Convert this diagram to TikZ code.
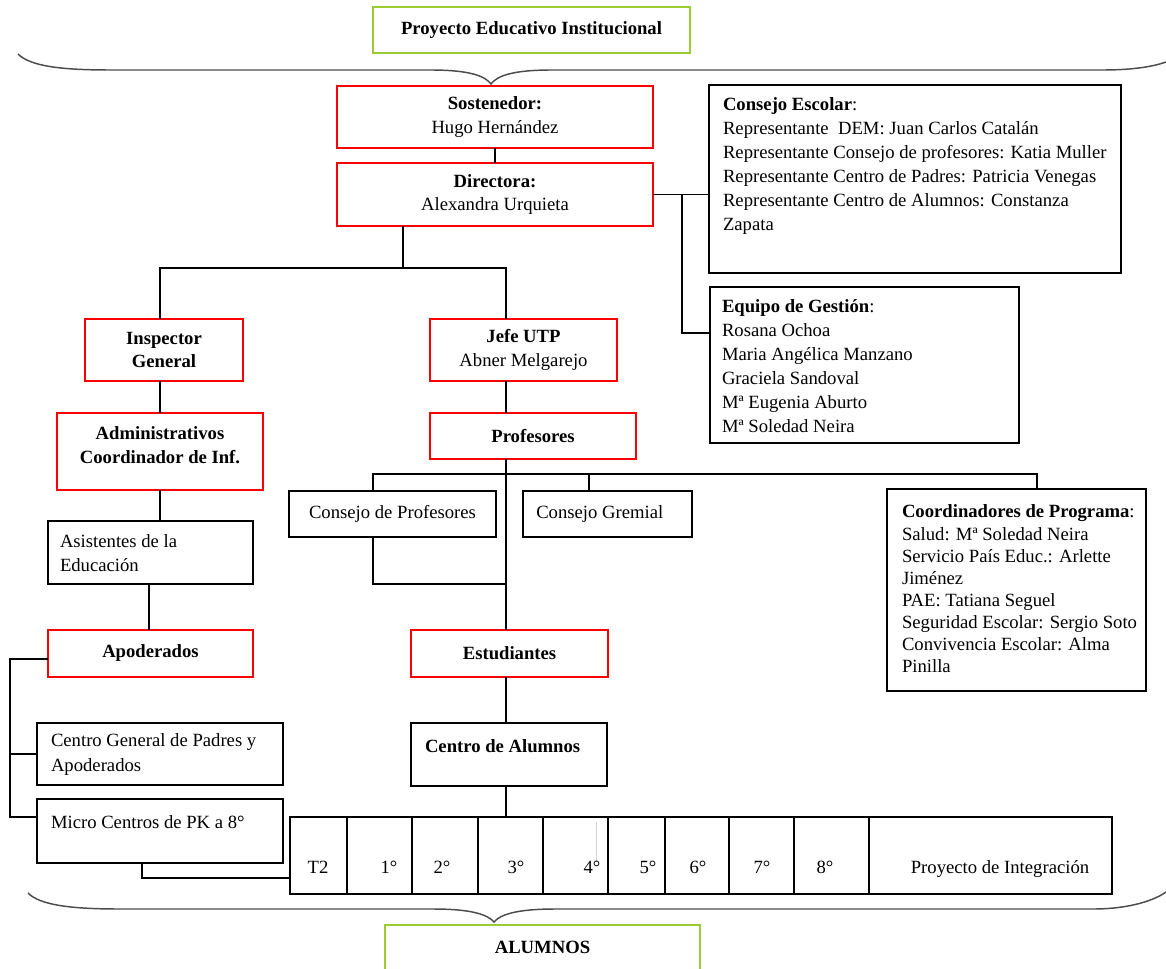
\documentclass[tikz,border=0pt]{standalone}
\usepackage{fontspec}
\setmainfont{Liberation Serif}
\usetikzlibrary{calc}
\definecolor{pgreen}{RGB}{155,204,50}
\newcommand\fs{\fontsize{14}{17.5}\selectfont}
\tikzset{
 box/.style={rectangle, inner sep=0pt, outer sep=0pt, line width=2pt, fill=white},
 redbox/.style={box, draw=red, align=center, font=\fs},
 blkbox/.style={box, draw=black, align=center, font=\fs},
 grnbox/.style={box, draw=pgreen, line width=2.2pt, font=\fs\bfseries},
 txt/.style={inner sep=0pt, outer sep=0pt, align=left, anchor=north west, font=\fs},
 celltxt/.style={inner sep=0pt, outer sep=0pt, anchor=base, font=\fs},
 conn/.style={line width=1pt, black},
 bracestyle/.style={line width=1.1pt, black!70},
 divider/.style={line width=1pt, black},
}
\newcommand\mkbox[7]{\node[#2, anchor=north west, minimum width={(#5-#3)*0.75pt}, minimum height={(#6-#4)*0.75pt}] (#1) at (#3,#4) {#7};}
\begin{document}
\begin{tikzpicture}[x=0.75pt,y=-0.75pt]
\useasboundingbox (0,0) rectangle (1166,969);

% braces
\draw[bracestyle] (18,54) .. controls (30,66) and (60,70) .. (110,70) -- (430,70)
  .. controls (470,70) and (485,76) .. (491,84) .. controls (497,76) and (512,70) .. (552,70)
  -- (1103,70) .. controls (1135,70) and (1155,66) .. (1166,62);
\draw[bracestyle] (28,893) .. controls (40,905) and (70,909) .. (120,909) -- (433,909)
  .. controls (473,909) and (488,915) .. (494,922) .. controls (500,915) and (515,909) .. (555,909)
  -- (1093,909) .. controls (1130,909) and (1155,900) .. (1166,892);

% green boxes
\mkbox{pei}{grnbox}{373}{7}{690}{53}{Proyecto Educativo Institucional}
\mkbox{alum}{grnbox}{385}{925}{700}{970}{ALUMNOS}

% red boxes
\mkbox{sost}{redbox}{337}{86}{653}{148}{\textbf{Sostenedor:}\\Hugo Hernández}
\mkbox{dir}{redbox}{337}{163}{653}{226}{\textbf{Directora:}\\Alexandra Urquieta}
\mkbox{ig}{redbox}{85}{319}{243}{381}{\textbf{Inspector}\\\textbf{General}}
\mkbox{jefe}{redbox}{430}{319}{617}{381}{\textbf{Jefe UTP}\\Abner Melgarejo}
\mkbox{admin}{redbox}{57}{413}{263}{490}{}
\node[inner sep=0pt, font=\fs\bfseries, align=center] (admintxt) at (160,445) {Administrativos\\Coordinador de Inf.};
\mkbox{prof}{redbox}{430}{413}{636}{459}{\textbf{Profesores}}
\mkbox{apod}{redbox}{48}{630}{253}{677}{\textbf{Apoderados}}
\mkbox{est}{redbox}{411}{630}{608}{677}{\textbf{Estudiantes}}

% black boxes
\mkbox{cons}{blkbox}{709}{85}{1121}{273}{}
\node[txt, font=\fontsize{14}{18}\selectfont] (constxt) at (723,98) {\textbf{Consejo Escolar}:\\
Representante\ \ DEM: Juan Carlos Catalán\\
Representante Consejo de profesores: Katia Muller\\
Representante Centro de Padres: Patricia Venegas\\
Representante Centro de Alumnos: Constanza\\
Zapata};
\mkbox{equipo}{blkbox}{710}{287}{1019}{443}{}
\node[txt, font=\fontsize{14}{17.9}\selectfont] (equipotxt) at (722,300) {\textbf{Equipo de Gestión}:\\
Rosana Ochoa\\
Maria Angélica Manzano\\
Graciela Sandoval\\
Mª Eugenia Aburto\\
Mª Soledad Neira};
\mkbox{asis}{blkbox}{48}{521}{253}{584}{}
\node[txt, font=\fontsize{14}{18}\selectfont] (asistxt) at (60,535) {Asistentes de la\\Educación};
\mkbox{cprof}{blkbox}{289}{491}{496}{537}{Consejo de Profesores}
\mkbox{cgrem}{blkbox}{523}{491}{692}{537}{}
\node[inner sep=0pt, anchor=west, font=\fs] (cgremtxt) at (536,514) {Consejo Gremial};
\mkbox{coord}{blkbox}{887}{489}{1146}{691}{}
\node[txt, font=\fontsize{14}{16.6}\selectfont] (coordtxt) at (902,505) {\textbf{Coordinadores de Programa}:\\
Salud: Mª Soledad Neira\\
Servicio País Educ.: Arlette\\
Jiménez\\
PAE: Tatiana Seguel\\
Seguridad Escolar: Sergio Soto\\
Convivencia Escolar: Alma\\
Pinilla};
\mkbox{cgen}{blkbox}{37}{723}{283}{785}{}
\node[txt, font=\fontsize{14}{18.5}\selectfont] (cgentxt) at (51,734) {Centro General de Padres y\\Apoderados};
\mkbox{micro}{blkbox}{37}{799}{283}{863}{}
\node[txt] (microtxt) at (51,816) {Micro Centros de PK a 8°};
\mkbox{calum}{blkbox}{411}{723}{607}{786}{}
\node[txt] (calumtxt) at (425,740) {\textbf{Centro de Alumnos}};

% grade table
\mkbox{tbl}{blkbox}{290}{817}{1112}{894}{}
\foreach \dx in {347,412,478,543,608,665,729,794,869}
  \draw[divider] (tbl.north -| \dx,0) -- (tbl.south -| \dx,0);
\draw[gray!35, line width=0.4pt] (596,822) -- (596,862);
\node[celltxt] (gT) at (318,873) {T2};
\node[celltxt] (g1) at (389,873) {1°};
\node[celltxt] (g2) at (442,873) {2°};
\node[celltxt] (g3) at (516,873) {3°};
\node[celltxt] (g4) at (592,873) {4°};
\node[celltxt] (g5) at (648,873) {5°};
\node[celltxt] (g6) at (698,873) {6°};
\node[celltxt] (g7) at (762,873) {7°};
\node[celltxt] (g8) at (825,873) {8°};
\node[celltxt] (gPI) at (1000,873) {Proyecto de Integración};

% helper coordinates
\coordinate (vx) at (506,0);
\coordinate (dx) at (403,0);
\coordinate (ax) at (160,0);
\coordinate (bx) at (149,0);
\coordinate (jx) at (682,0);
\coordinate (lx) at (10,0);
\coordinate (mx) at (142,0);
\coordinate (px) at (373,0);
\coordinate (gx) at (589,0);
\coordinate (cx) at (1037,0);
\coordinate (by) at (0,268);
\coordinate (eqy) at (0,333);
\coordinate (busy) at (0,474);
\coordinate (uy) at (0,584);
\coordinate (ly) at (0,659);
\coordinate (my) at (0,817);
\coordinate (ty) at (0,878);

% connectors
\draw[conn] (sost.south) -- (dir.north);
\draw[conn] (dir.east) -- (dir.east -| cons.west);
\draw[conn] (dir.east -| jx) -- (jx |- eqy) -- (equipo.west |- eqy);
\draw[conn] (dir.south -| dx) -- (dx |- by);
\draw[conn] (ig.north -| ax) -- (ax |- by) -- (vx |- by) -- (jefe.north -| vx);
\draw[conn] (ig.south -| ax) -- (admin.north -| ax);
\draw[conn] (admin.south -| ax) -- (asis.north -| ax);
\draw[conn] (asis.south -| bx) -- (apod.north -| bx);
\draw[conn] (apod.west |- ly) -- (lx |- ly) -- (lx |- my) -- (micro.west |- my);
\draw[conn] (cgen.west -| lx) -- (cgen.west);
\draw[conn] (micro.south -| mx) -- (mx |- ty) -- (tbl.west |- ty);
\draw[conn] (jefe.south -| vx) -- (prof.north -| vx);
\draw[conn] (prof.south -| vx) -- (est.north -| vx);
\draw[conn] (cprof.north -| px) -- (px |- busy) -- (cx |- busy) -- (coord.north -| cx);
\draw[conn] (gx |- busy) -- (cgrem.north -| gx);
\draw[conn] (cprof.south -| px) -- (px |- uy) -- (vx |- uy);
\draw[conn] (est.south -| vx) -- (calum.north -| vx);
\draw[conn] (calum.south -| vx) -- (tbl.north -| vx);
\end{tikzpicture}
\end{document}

• JOB: Every line from the top of the material above through the line with "(0,0) rectangle (1166,969);" should be duplicated exactly, please; leave out the pictures.

• ANSWER IN FULL:
Convert this diagram to TikZ code.
\documentclass[tikz,border=0pt]{standalone}
\usepackage{fontspec}
\setmainfont{Liberation Serif}
\usetikzlibrary{calc}
\definecolor{pgreen}{RGB}{155,204,50}
\newcommand\fs{\fontsize{14}{17.5}\selectfont}
\tikzset{
 box/.style={rectangle, inner sep=0pt, outer sep=0pt, line width=2pt, fill=white},
 redbox/.style={box, draw=red, align=center, font=\fs},
 blkbox/.style={box, draw=black, align=center, font=\fs},
 grnbox/.style={box, draw=pgreen, line width=2.2pt, font=\fs\bfseries},
 txt/.style={inner sep=0pt, outer sep=0pt, align=left, anchor=north west, font=\fs},
 celltxt/.style={inner sep=0pt, outer sep=0pt, anchor=base, font=\fs},
 conn/.style={line width=1pt, black},
 bracestyle/.style={line width=1.1pt, black!70},
 divider/.style={line width=1pt, black},
}
\newcommand\mkbox[7]{\node[#2, anchor=north west, minimum width={(#5-#3)*0.75pt}, minimum height={(#6-#4)*0.75pt}] (#1) at (#3,#4) {#7};}
\begin{document}
\begin{tikzpicture}[x=0.75pt,y=-0.75pt]
\useasboundingbox (0,0) rectangle (1166,969);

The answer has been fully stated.